Skip all pictures, then copy the lines from the start of the data through the line with "import numpy as np", keeping both ends.

(Records from a dataset)
- - -
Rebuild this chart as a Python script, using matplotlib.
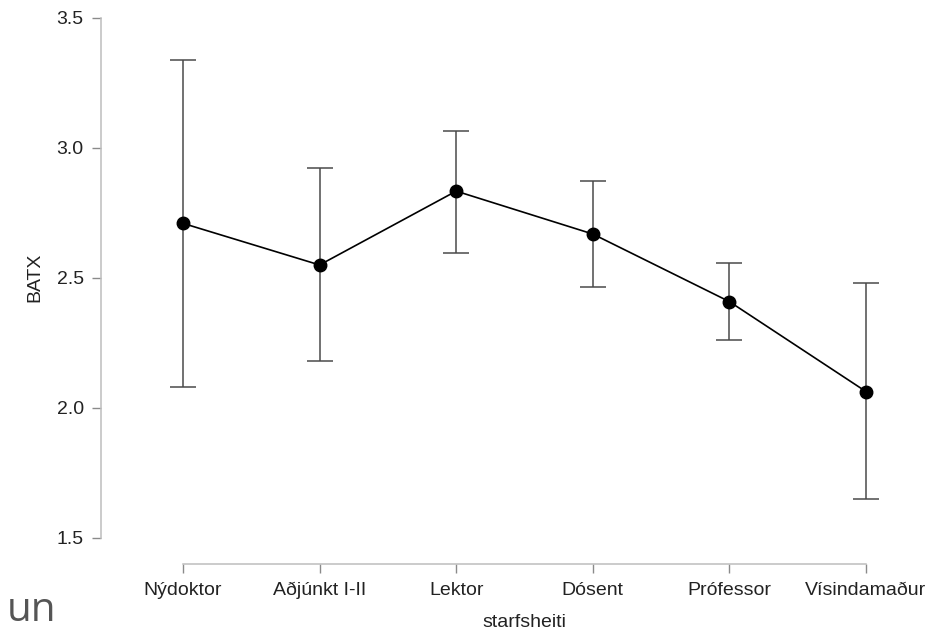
import matplotlib
matplotlib.use("Agg")
from matplotlib import pyplot as plt
import numpy as np

# values
categories = ["Nýdoktor", "Aðjúnkt I-II", "Lektor", "Dósent", "Prófessor", "Vísindamaður"]
means = [2.709, 2.549, 2.833, 2.668, 2.408, 2.062]
lower = [2.080, 2.180, 2.596, 2.463, 2.259, 1.648]
upper = [3.337, 2.921, 3.064, 2.873, 2.558, 2.480]
yticks = [1.5, 2.0, 2.5, 3.0, 3.5]

plt.rcParams['font.family'] = ['Liberation Sans', 'DejaVu Sans']
plt.rcParams['font.size'] = 14

fig = plt.figure(figsize=(9.51, 6.35), dpi=100)
ax = fig.add_axes([101 / 951, (635 - 564) / 635, 806 / 951, (564 - 17.7) / 635])

x = np.arange(len(categories))
m = np.array(means)
err = [m - np.array(lower), np.array(upper) - m]

ax.errorbar(x, m, yerr=err, fmt='none', ecolor='#4a4a4a', elinewidth=1.1,
            capsize=9.7, capthick=1.1, zorder=2)
ax.plot(x, m, color='black', lw=1.2, marker='o', markersize=9, zorder=3)

ax.set_xlim(-0.6, 5.3)
ax.set_ylim(1.5 - 26.3 / 260, 3.5)
ax.set_xticks(x)
ax.set_xticklabels(categories)
ax.set_yticks(yticks)
ax.set_yticklabels([f"{t:.1f}" for t in yticks])

for s in ['top', 'right']:
    ax.spines[s].set_visible(False)
for s in ['left', 'bottom']:
    ax.spines[s].set_color('#bdbdbd')
    ax.spines[s].set_linewidth(1.1)
ax.spines['left'].set_bounds(1.5, 3.5)
ax.spines['bottom'].set_bounds(0, 5)
ax.tick_params(axis='both', colors='#8a8a8a', length=6.5, width=1.0, labelcolor='#222222')
ax.tick_params(axis='y', pad=6)
# baseline-aligned category labels, so accents do not shift them
ax.tick_params(axis='x', pad=16)
for lbl in ax.get_xticklabels():
    lbl.set_va('baseline')

ax.set_xlabel("starfsheiti", color='#222222')
ax.xaxis.set_label_coords((524.5 - 101) / 806, -(614 - 564) / 546.3)
ax.set_ylabel("BATX", color='#222222')
ax.yaxis.set_label_coords((43 - 101) / 806, (564 - 277) / 546.3)

# leftover text at the lower left corner of the source image
fig.text(7 / 951, (635 - 621) / 635, "un", fontsize=29, color='#555555',
         family=['Open Sans', 'DejaVu Sans'], ha='left', va='baseline')

fig.savefig("out.png", dpi=100)
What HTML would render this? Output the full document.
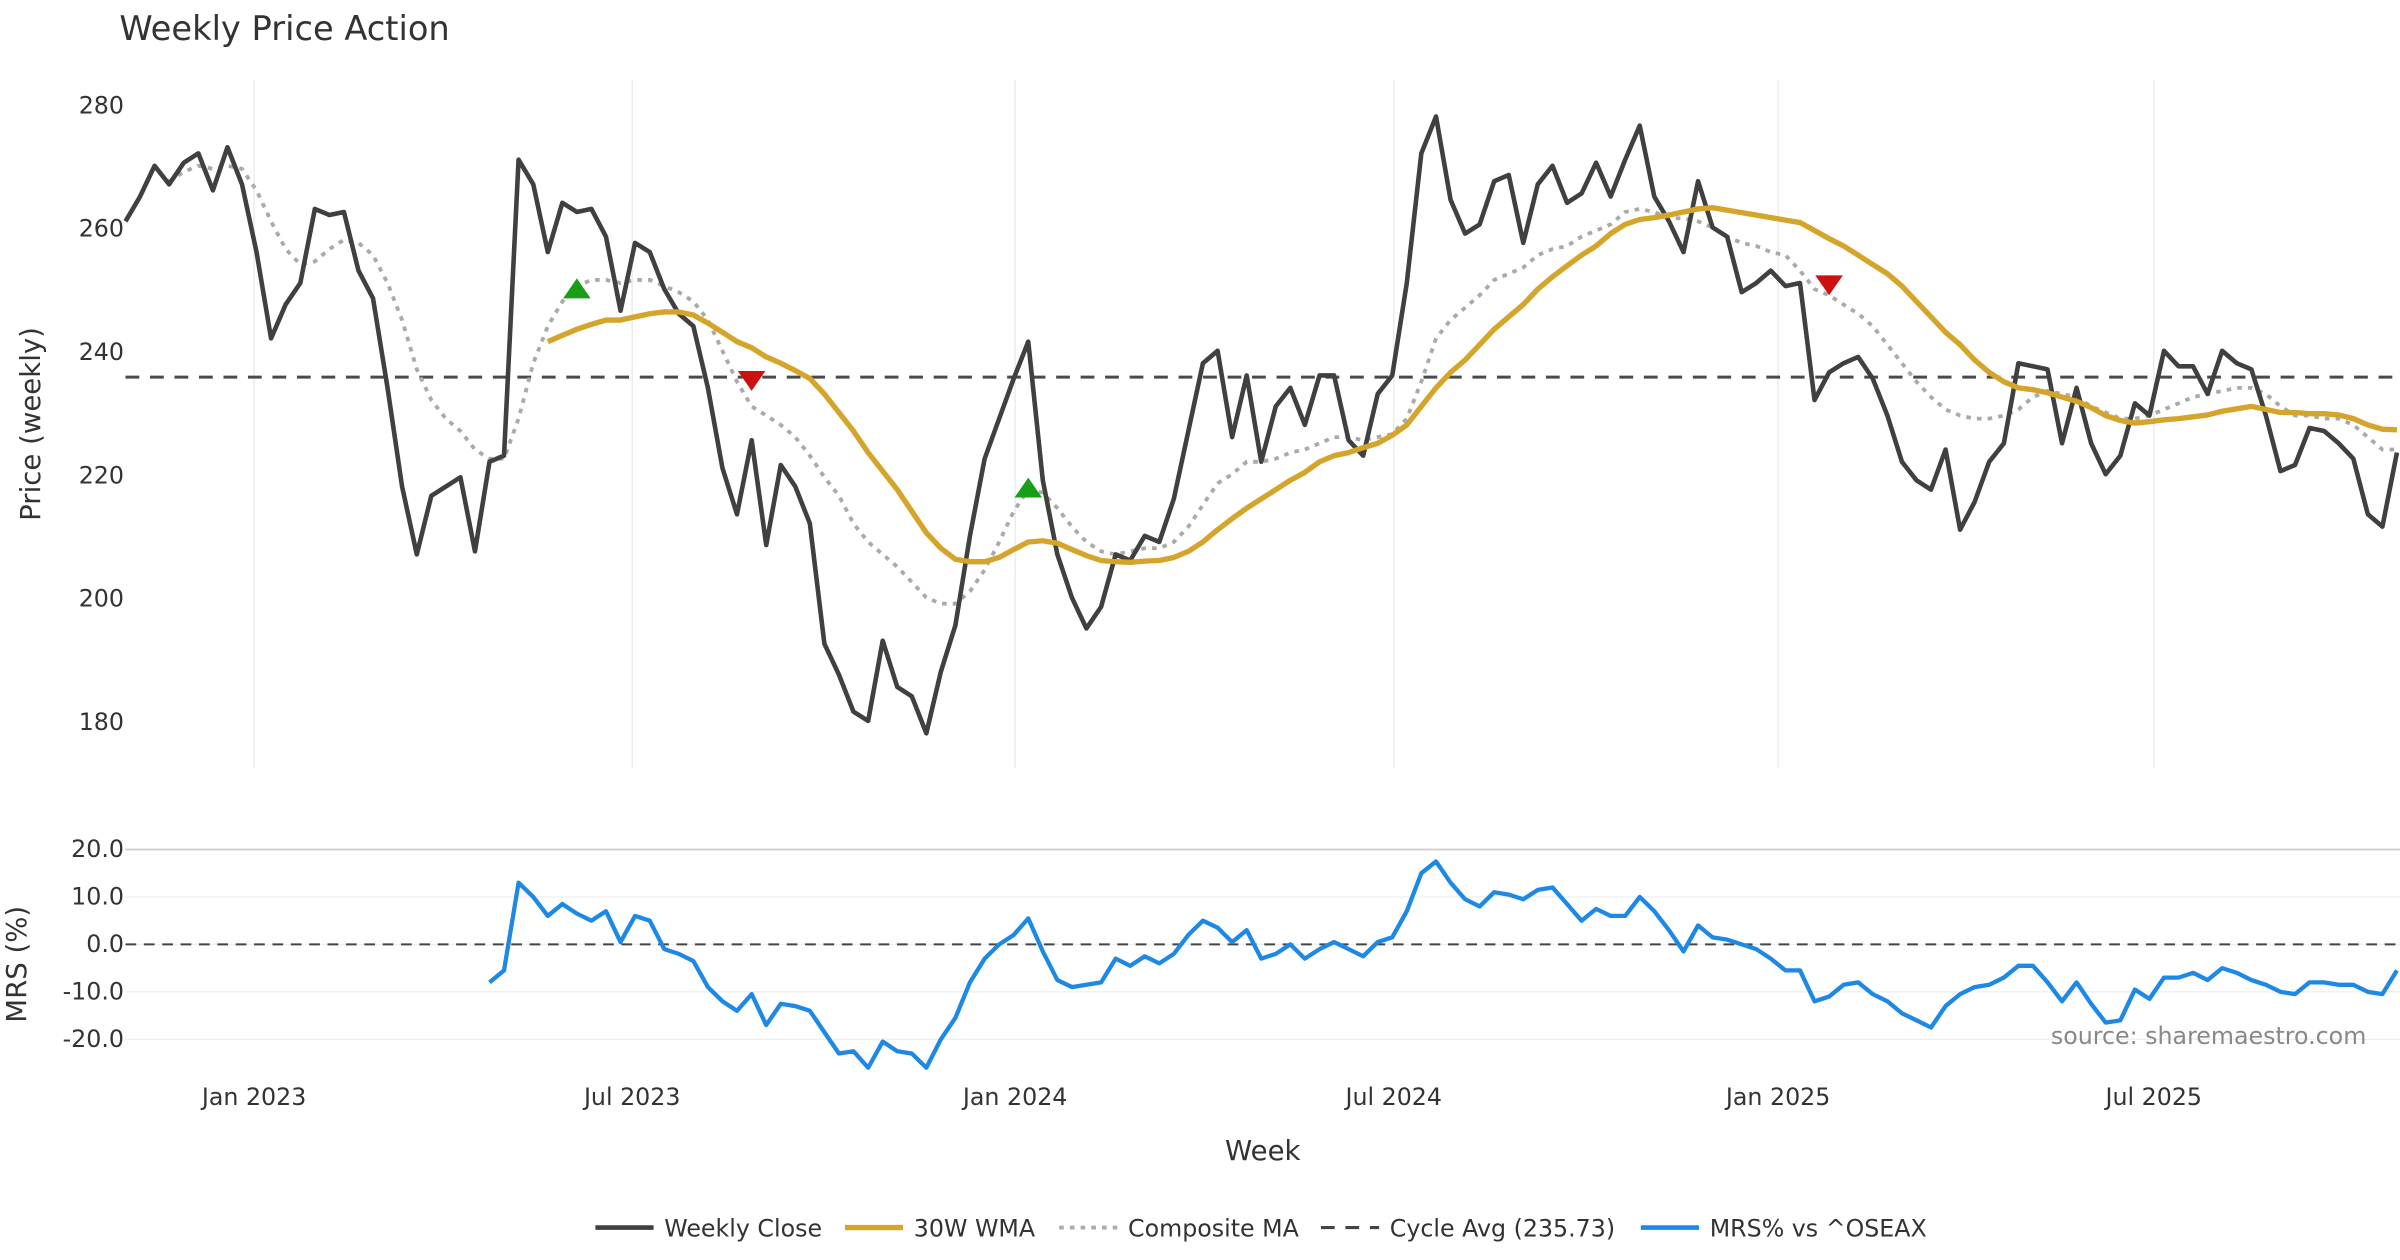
<!DOCTYPE html>
<html><head><meta charset="utf-8"><style>
html,body{margin:0;padding:0;background:#fff}
svg{display:block;font-family:"DejaVu Sans","Liberation Sans",sans-serif}
</style></head><body>
<svg id="chart" width="2400" height="1260" viewBox="0 0 1568 823.2" preserveAspectRatio="none" xmlns="http://www.w3.org/2000/svg">
<rect width="1568" height="823.2" fill="#fff"/>
<text x="78" y="26" font-size="22" fill="#333">Weekly Price Action</text>
<g id="grid"></g>
<g id="price"></g>
<g id="mrs"></g>
<text transform="translate(26,277) rotate(-90)" text-anchor="middle" font-size="18" fill="#333">Price (weekly)</text>
<text transform="translate(17,630) rotate(-90)" text-anchor="middle" font-size="18" fill="#333">MRS (%)</text>
<text x="825" y="758" text-anchor="middle" font-size="18" fill="#333">Week</text>
<text x="1546" y="682" text-anchor="end" font-size="15.5" fill="#888">source: sharemaestro.com</text>
<g id="legend"></g>
</svg>
<script>
const closeVals=[261,265,270,267,270.5,272,266,273,267,256,242,247.5,251,263,262,262.5,253,248.5,234,218,207,216.5,218,219.5,207.5,222,223,271,267,256,264,262.5,263,258.5,246.5,257.5,256,250,246,244,234,221,213.5,225.5,208.5,221.5,218,212,192.5,187.5,181.5,180,193,185.5,184,178,188,195.5,210,222.5,229,235.5,241.5,219,207,200,195,198.5,207,206,210,209,216,227,238,240,226,236,222,231,234,228,236,236,225.5,223,233,236,251,272,278,264.5,259,260.5,267.5,268.5,257.5,267,270,264,265.5,270.5,265,271,276.5,265,261,256,267.5,260,258.5,249.5,251,253,250.5,251,232,236.5,238,239,235.5,229.5,222,219,217.5,224,211,215.5,222,225,238,237.5,237,225,234,225,220,223,231.5,229.5,240,237.5,237.5,233,240,238,237,229.5,220.5,221.5,227.5,227,225,222.5,213.5,211.5,223.5];
const wmaStart=29;
const wmaVals=[241.5,242.5,243.5,244.3,245,245,245.5,246,246.3,246.3,245.8,244.5,243,241.5,240.5,239,238,236.8,235.5,233,230,227,223.5,220.5,217.5,214,210.5,208,206.2,205.8,205.8,206.5,207.8,209,209.2,208.8,207.8,206.8,206,205.8,205.7,205.9,206,206.5,207.5,209,211,212.8,214.5,216,217.5,219,220.3,222,223,223.5,224.3,225,226.3,228,231,234,236.5,238.5,241,243.5,245.5,247.5,250,252,253.8,255.5,257,259,260.5,261.3,261.6,262,262.5,263,263.2,262.8,262.4,262,261.6,261.2,260.8,259.5,258.2,257,255.5,254,252.5,250.5,248,245.5,243,241,238.5,236.5,235,234,233.7,233.2,232.5,231.8,230.8,229.5,228.7,228.3,228.5,228.8,229,229.3,229.6,230.2,230.6,231,230.5,230,230,229.8,229.8,229.6,229,228,227.3,227.2];
const compStart=3;
const compVals=[267.5,269,270,269.5,270,269.5,266,261,256.5,254,254.5,256.5,258,257.5,255.5,251,245,237,232,229,227,224,222.5,222.5,229,238,244,248,250.5,251.5,251.5,251,251.5,251.5,250.5,249.5,248,245,240,235,231,229.5,228,226,223,219.5,216.5,212,209,207,205,202.5,200,199,199,201,204.5,209,214,217.5,217,214.5,211.5,209,207.5,207,207.5,208,208,209,211.5,215,218.5,220,222,222,222.5,223.5,224,225,226,226,225.5,226,226.5,229,235,242,245,247,249,251.5,252.5,253.5,255.5,256.5,257,258.5,259.5,260.5,262.5,263,262.5,261.5,261.5,261,260,258.5,257.5,257,256,255.5,253,250,249,247.5,246,244,241,238,235,232.5,230.5,229.5,229,229,229.5,230.5,232.5,233.5,233,232.5,231,230,229,229,229.5,230.5,231.5,232.5,233,233.5,234,234,233,231,229.5,229.5,229,229,228,226,224,224];
const cycleAvg=235.73;
const signalIdx=[31,43,62,117];
const signalVals=[250,235,217.7,250.5];
const signalType=["buy","sell","buy","sell"];
const mrsStart=25;
const mrsVals=[-8,-5.5,13,10,6,8.5,6.5,5,7,0.5,6,5,-1,-2,-3.5,-9,-12,-14,-10.5,-17,-12.5,-13,-14,-18.5,-23,-22.5,-26,-20.5,-22.5,-23,-26,-20,-15.5,-8,-3,0,2,5.5,-1.5,-7.5,-9,-8.5,-8,-3,-4.5,-2.5,-4,-2,2,5,3.5,0.5,3,-3,-2,0,-3,-1,0.5,-1,-2.5,0.5,1.5,7,15,17.5,13,9.5,8,11,10.5,9.5,11.5,12,8.5,5,7.5,6,6,10,7,3,-1.5,4,1.5,1,0,-1,-3,-5.5,-5.5,-12,-11,-8.5,-8,-10.5,-12,-14.5,-16,-17.5,-13,-10.5,-9,-8.5,-7,-4.5,-4.5,-8,-12,-8,-12.5,-16.5,-16,-9.5,-11.5,-7,-7,-6,-7.5,-5,-6,-7.5,-8.5,-10,-10.5,-8,-8,-8.5,-8.5,-10,-10.5,-5.5];
const priceTicks=[280,260,240,220,200,180];
const mrsTicks=[20,10,0,-10,-20];
const xTickIdx=[8.83,34.8,61.1,87.1,113.5,139.3];
const xTickLabels=["Jan 2023","Jul 2023","Jan 2024","Jul 2024","Jan 2025","Jul 2025"];

const NS="http://www.w3.org/2000/svg";
const N=closeVals.length;
const X=i=>82+i*(1484/(N-1));
const Yp=v=>68+(280-v)*4.03;
const Ym=v=>617-v*3.1;
function mk(tag,attrs,parent){const e=document.createElementNS(NS,tag);for(const k in attrs)e.setAttribute(k,attrs[k]);parent.appendChild(e);return e;}
const grid=document.getElementById('grid'),pg=document.getElementById('price'),mg=document.getElementById('mrs'),lg=document.getElementById('legend');

xTickIdx.forEach((t,k)=>{
  const l=mk('line',{x1:X(t),x2:X(t),y1:52,y2:502,stroke:'#ececec','stroke-width':1},grid);
  
  
  const tx=mk('text',{x:X(t),y:722,'text-anchor':'middle','font-size':15.5,fill:'#333'},grid);
  tx.textContent=xTickLabels[k];
  
  
});
priceTicks.forEach(v=>{
  const tx=mk('text',{x:81,y:Yp(v)+6,'text-anchor':'end','font-size':15.5,fill:'#333'},grid);
  tx.textContent=v;
  
  
});
mrsTicks.forEach(v=>{
  const l=mk('line',{x1:82,x2:1568,y1:Ym(v),y2:Ym(v),stroke:v===20?'#ccc':'#eee','stroke-width':v===20?1.2:0.8},grid);
  
  
  const tx=mk('text',{x:81,y:Ym(v)+5,'text-anchor':'end','font-size':15.5,fill:'#333'},grid);
  tx.textContent=v.toFixed(1);
  
  
});
function pts(vals,start,Y){return vals.map((v,i)=>X(i+start).toFixed(1)+','+Y(v).toFixed(1)).join(' ');}
const cyc=mk('line',{x1:82,x2:1568,y1:Yp(cycleAvg),y2:Yp(cycleAvg),stroke:'#4a4a4a','stroke-width':2,'stroke-dasharray':'9,7'},pg);


const comp=mk('polyline',{points:pts(compVals,compStart,Yp),fill:'none',stroke:'#aaa','stroke-width':2.5,'stroke-dasharray':'3,4'},pg);


const cl=mk('polyline',{points:pts(closeVals,0,Yp),fill:'none',stroke:'#404040','stroke-width':3,'stroke-linejoin':'round'},pg);


const wm=mk('polyline',{points:pts(wmaVals,wmaStart,Yp),fill:'none',stroke:'#d4a52a','stroke-width':3.5,'stroke-linejoin':'round'},pg);


signalIdx.forEach((s,k)=>{
  const x=X(s),y=Yp(signalVals[k]);
  const p=signalType[k]==='buy'?`${x-9},${y+6} ${x+9},${y+6} ${x},${y-7}`:`${x-9},${y-7} ${x+9},${y-7} ${x},${y+6}`;
  const m=mk('polygon',{points:p,fill:signalType[k]==='buy'?'#1a9e1a':'#cc1111'},pg);
  
  
});
const z=mk('line',{x1:82,x2:1568,y1:Ym(0),y2:Ym(0),stroke:'#444','stroke-width':1.3,'stroke-dasharray':'7,5'},mg);


const ml=mk('polyline',{points:pts(mrsVals,mrsStart,Ym),fill:'none',stroke:'#1e88e5','stroke-width':2.8,'stroke-linejoin':'round'},mg);



const legendLabels=["Weekly Close","30W WMA","Composite MA","Cycle Avg (235.73)","MRS% vs ^OSEAX"];
const legendX=[389,552,692,863,1072];
const legendStyle=[['#404040',3,''],['#d4a52a',3.5,''],['#aaa',2.5,'3,4'],['#444',2,'9,7'],['#1e88e5',3,'']];
legendLabels.forEach((t,k)=>{
  const g=mk('g',{},lg);
  
  
  const st=legendStyle[k];
  const a={x1:legendX[k],x2:legendX[k]+38,y1:802,y2:802,stroke:st[0],'stroke-width':st[1]};
  if(st[2])a['stroke-dasharray']=st[2];
  mk('line',a,g);
  const tx=mk('text',{x:legendX[k]+45,y:808,'font-size':15.5,fill:'#333'},g);
  tx.textContent=t;
});
</script>
</body></html>
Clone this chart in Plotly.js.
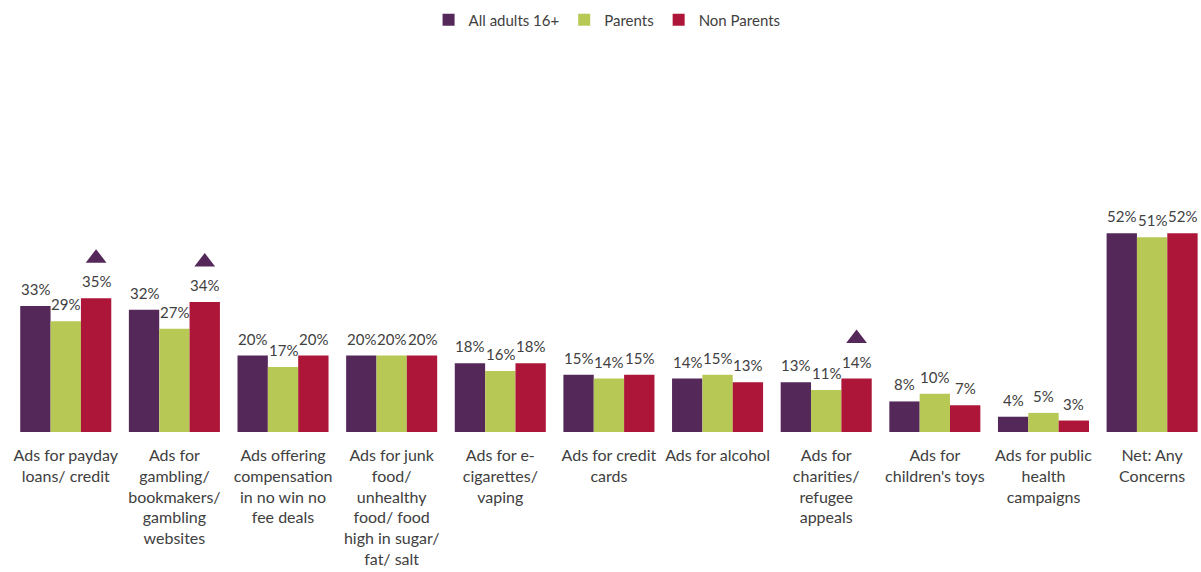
<!DOCTYPE html>
<html>
<head>
<meta charset="utf-8">
<script src="https://cdn.plot.ly/plotly-3.0.1.min.js"></script>
<style>html,body{margin:0;padding:0;background:#fff;}#chart{width:1201px;height:572px;}</style>
</head>
<body>
<div id="chart"></div>
<script>
var categories = [
  "Ads for payday<br>loans/ credit",
  "Ads for<br>gambling/<br>bookmakers/<br>gambling<br>websites",
  "Ads offering<br>compensation<br>in no win no<br>fee deals",
  "Ads for junk<br>food/<br>unhealthy<br>food/ food<br>high in sugar/<br>fat/ salt",
  "Ads for e-<br>cigarettes/<br>vaping",
  "Ads for credit<br>cards",
  "Ads for alcohol",
  "Ads for<br>charities/<br>refugee<br>appeals",
  "Ads for<br>children's toys",
  "Ads for public<br>health<br>campaigns",
  "Net: Any<br>Concerns"
];
var allAdults = [33, 32, 20, 20, 18, 15, 14, 13, 8, 4, 52];
var parents   = [29, 27, 17, 20, 16, 14, 15, 11, 10, 5, 51];
var nonParents = [35, 34, 20, 20, 18, 15, 13, 14, 7, 3, 52];
// significance flags (triangle above Non Parents bar)
var nonParentsSig = [true, true, false, false, false, false, false, true, false, false, false];

var seriesNames = ["All adults 16+", "Parents", "Non Parents"];
var colors = ["#55285a", "#b7c954", "#ad1639"];

var idx = categories.map(function(_, i){ return i; });
var bargap = 0.162;
var barW = (1 - bargap) / 3;
var font = "Lato, 'Open Sans', sans-serif";
var textCol = "#404040";
var seriesVals = [allAdults, parents, nonParents];

function barTrace(name, vals, color){
  return {
    type: "bar", name: name, x: idx, y: vals,
    marker: {color: color},
    hoverinfo: "skip"
  };
}

var annotations = [];
seriesVals.forEach(function(vals, k){
  vals.forEach(function(v, i){
    annotations.push({
      x: i + (k - 1) * barW, y: v, xref: "x", yref: "y",
      text: v + "%", showarrow: false, yanchor: "bottom", yshift: 6,
      font: {family: font, size: 15, color: textCol}
    });
  });
});

var sigX = [], sigY = [];
nonParentsSig.forEach(function(s, i){
  if (s) { sigX.push(i + barW); sigY.push(nonParents[i] + 10.5); }
});

var traces = [
  barTrace(seriesNames[0], allAdults, colors[0]),
  barTrace(seriesNames[1], parents, colors[1]),
  barTrace(seriesNames[2], nonParents, colors[2]),
  {type: "scatter", mode: "markers", x: sigX, y: sigY, showlegend: false,
   marker: {symbol: "triangle-up", size: 18, color: colors[0]}, cliponaxis: false, hoverinfo: "skip"}
];

var layout = {
  width: 1201, height: 572,
  margin: {l: 6, r: 0, t: 50, b: 140},
  paper_bgcolor: "#fff", plot_bgcolor: "#fff",
  barmode: "group", bargap: bargap, bargroupgap: 0,
  showlegend: true,
  legend: {orientation: "h", x: 0.503, xanchor: "center", yref: "container", y: 0.965, yanchor: "middle",
           itemwidth: 30, tracegroupgap: 0,
           font: {family: font, size: 15, color: textCol}, traceorder: "normal"},
  annotations: annotations,
  xaxis: {tickmode: "array", tickvals: idx, ticktext: categories, range: [-0.55, 10.45],
          showgrid: false, zeroline: false, showline: false, ticks: "", ticklabelstandoff: 12,
          tickfont: {family: font, size: 16, color: textCol}, tickangle: 0, fixedrange: true},
  yaxis: {range: [0, 100], visible: false, showgrid: false, zeroline: false, fixedrange: true}
};

Plotly.newPlot("chart", traces, layout, {displayModeBar: false, staticPlot: true});
</script>
</body>
</html>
- - -
● CORRECT RESULT
Rebuild this chart as a Python script, using matplotlib.
import matplotlib
matplotlib.use("Agg")
from matplotlib import pyplot as plt
import numpy as np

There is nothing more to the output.